In the last four days I have finished glassing the bottom, covered everything with Quik-Fair to fill the weave and smooth things out, attached the keel strip, stem and transom and sanded half the boat to nearly be ready for a coat of primer!!!!!!
Glassing the second side was more work than the first. Because the cloth wasn’t wide enough to cover the bottom from seam to seam I cut it in half and did just one side first to be sure I would be able to keep up mixing epoxy, etc.
I glassed down the largest piece, let it get just tacky and then I covered the remaining gap with two pieces cut roughly to shape.
The next morning, I put a coat of epoxy down the middle where the keel strip is going and then put Quik-Fair on the rest. In retrospect, I think using Quik-fair for this was a mistake and I think that using some thickened epoxy would have done a good job of filling the weave, dried smoother and been MUCH harder. Oh well, too late now.
My next project was to install the keel strip. I decided to install the stem first so that I would be able to trim the ends of the keel strip layers to butt up against the stem before installing them. The stem went on pretty easily using EZ-Fillet after a coat of epoxy.
Then it was time for the keel strip. I used EZ-Fillet to join the two surfaces. I had Patty help me by pushing down on the strip as I drove screws into it from inside the boat. I was only using 3/4″ screws but they were enough to grab it and pull it against the hull.
After letting that set up I got the second layer ready. I laid it on top of the first layer, trimmed the angle against the stem by running a Japanese saw blade down the end as I held it against the stem. Then I predrilled and countersunk several holes. After that, I mixed up some thickened epoxy, put it into a baggie and squeezed it onto the two surfaces. Spread that around with a piece of wood and then put the strip on by myself. Cleaned up the squeezeout and let it harden.
Next up I attached the transom with lots of thickened epoxy. Nothing special to report there…I shoved the bolts through and then wiped their threads clean with an acetone soaked paper towel before attaching the nuts and tightening them. Used 7 clamps and left it overnight.

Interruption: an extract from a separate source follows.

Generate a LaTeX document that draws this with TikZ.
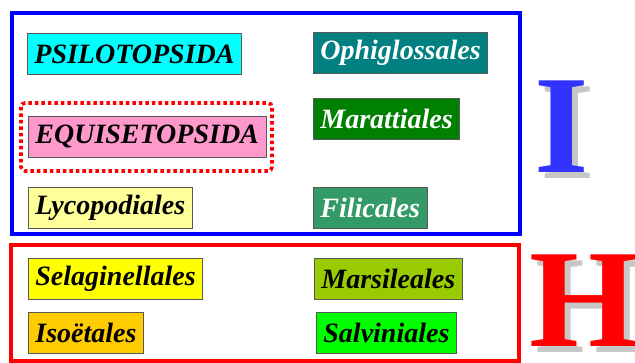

Yesterday and today I trimmed off the excess stem and keel strip, scraped excess epoxy away and sanded. My neighbour, Dan – who knows an awful lot about refinishing cars…among other things – loaned me a long sanding block used by body shops and showed me how to use it. I have been using that and the random orbital sander to smooth things out. One side of the hull is looking pretty good after several hours of sanding to day. If I can get the other side ready tomorrow I’ll be ready for a coat of primer on Tuesday!